UKIP has subsequently surged up the polls to the point where polling data, and that of course is to be distinguished very carefully from the real poll itself, put it ahead of the other parties.
UKIP wishes to withdraw the UK from the EU for many reasons, whereas the three main parties are keen to stay in, including David Cameron who would campaign in favour of membership in a referendum. One argument for quitting the EU is the issue of national open borders and rights to migrate across the EU. This is a legitimate issue to debate, it affects other policies such as housing need, health and education provision, for example. And UKIP does offer a voice to the Mrs Duffy type of blue-collar voter fed up with the scale of migration into her town, and branded a bigot by Gordon Brown for daring to air her concern. She now has a party that will take her seriously.
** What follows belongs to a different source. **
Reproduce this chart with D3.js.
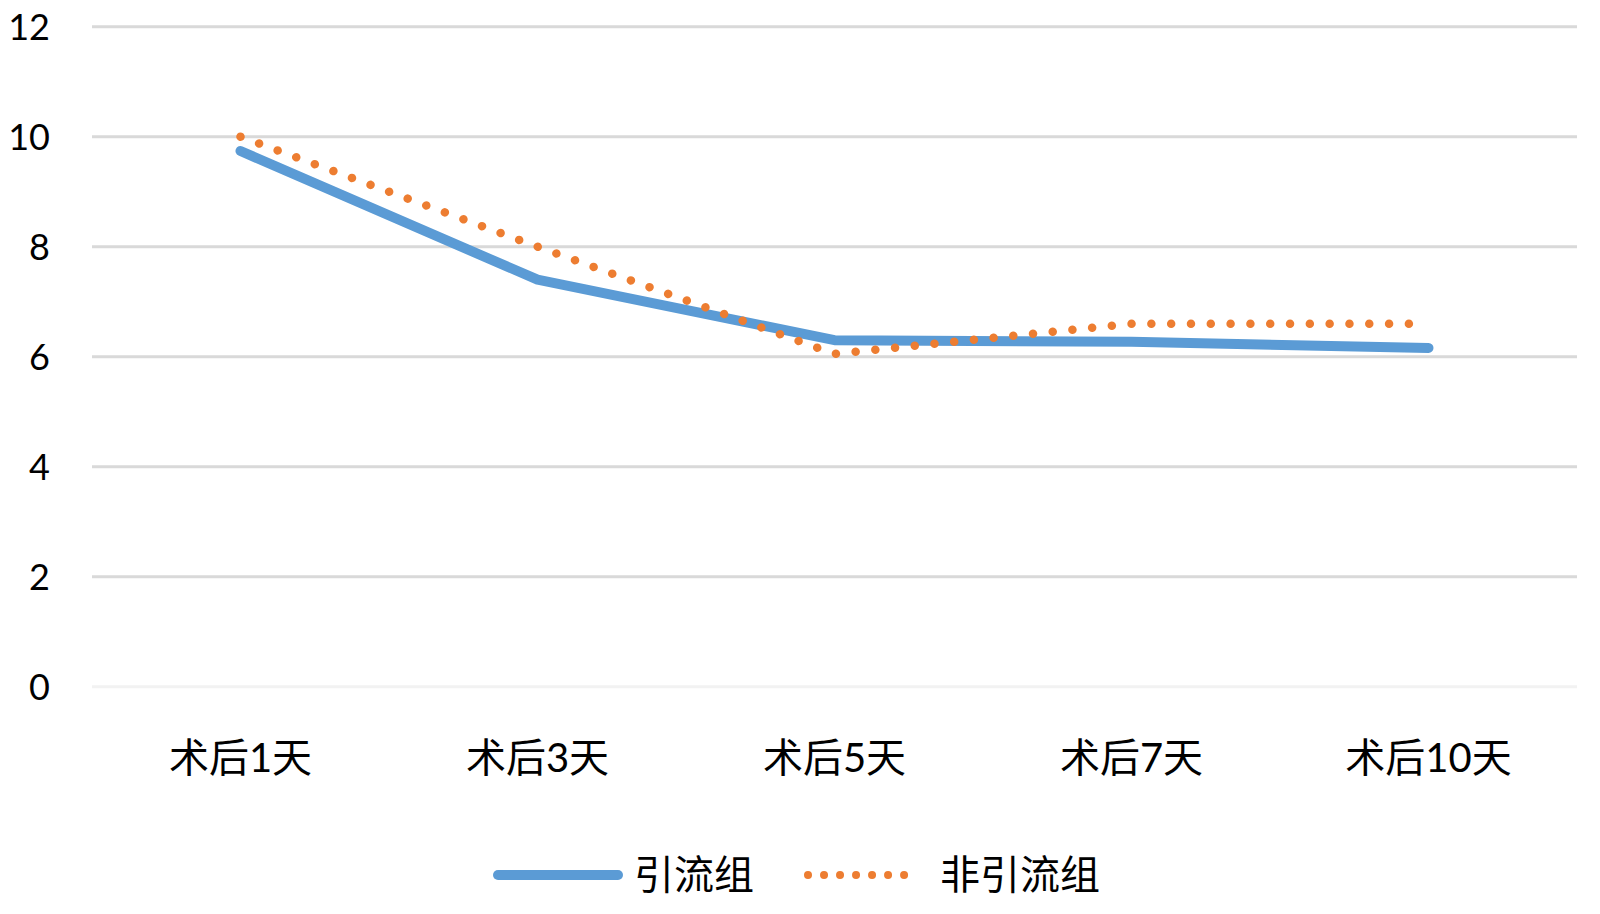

But the UKIP poster campaign making the point about EU migration flows has been repeatedly attacked as racist, and that has unfortunately set the tone of the ‘debate’. As Jeremy Seabrook’s fascinating article in the Guardian put it, the media have not been able to neutralise UKIP’s appeal: “The dominant political parties and the mainstream media collusively concerted the attack on Ukip. Never has the management of what is somewhat hyperbolically called ‘the clash of ideas’ conducted by the opinion-formers and gatekeepers of debate, been so clear. Rarely have the tactics to maintain argument within acceptable bounds been more obvious.” Seabrook’s article really should be read by the media commentators, the major opinion formers and ‘gatekeepers’ of debate: he says that Farage has managed to keep his show on the road, and the concerted efforts to stop it have bounced off, the public does not ‘buy’ the criticism, it regards it as part of the ‘establishment’ gatekeeping exercise. Whatever the result of this election, that is a change in how the public regards the ‘consensus’ of politically correct cultural control.
It is sad that ‘racism’ and not policies such as HS2, nurse training, tax, energy, etc, are discussed. But, for Seabrook, some important taboos have been broken by this campaign, and that is good for democracy. Perhaps the media will have learned a lesson: that it needs to take popular new movements seriously, to engage in serious self-critical debate about their own assumptions, and not resort to bullying and smear?